Pull every line of the entries that has the word "this".
-- Start Provided records --
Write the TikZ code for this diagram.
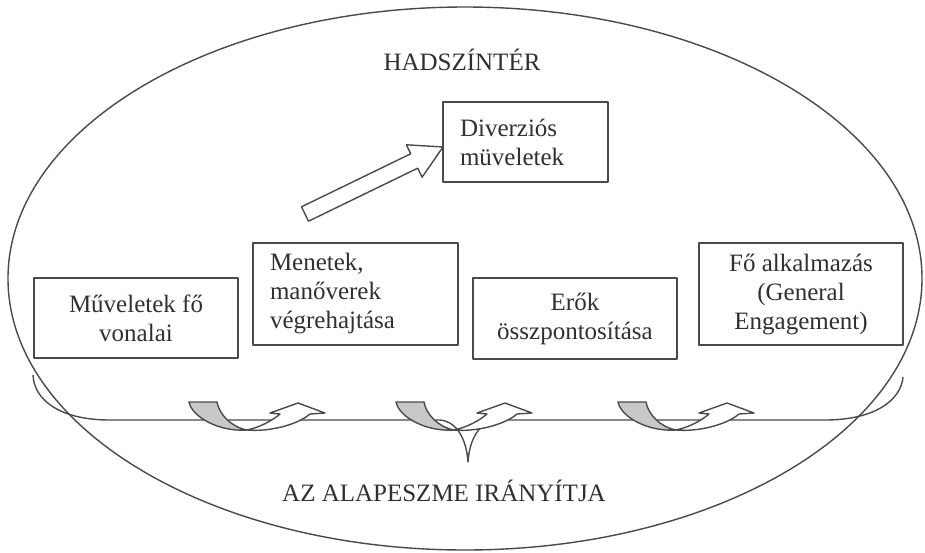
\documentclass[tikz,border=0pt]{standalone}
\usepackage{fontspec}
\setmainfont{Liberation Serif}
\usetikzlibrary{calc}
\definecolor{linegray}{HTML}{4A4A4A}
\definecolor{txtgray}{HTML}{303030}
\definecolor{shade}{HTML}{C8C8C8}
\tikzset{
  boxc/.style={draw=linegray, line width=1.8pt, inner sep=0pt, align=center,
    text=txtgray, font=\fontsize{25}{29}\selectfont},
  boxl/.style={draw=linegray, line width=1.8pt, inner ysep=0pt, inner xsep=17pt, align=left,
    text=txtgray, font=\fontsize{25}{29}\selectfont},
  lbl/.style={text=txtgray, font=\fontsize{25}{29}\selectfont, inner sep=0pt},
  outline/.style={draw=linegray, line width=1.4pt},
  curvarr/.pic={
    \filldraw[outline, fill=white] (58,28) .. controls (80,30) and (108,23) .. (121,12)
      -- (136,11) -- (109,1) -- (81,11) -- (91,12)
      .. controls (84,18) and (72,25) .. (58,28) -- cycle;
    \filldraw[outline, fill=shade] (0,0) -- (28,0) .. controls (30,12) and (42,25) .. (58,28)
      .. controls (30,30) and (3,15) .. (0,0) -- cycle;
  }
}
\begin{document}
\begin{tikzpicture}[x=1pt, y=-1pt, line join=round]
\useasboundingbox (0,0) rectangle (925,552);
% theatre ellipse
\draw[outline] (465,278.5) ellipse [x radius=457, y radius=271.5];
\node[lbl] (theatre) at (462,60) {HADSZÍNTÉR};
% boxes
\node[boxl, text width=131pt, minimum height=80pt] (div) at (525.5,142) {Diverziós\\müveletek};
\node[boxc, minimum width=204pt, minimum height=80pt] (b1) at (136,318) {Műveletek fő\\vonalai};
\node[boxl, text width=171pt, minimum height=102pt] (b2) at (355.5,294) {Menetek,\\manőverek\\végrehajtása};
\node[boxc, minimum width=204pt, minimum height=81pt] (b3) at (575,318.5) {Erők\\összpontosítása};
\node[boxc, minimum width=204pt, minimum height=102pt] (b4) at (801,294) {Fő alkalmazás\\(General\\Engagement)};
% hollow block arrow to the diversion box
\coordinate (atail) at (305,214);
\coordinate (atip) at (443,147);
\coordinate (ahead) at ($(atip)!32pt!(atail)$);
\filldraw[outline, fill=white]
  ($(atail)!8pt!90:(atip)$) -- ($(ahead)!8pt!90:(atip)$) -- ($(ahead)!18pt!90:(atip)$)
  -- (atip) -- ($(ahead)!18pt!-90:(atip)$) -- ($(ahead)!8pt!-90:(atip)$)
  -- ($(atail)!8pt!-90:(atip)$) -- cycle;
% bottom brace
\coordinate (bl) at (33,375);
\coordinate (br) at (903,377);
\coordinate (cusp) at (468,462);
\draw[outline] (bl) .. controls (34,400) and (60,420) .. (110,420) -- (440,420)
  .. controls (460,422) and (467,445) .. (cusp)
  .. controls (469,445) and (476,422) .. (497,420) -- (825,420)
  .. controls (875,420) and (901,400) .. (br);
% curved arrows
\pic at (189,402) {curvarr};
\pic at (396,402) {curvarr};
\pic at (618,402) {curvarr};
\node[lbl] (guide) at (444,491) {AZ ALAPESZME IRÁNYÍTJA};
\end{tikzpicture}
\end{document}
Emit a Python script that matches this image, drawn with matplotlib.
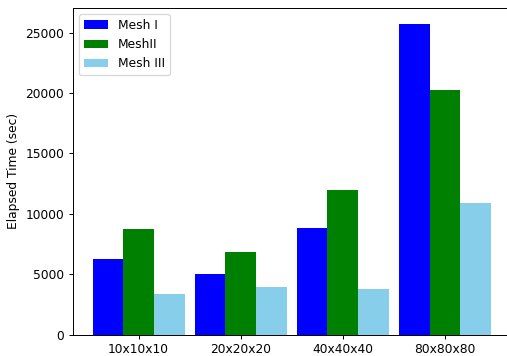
-- End Provided records --
Task answer —
Write the TikZ code for this diagram.
Emit a Python script that matches this image, drawn with matplotlib.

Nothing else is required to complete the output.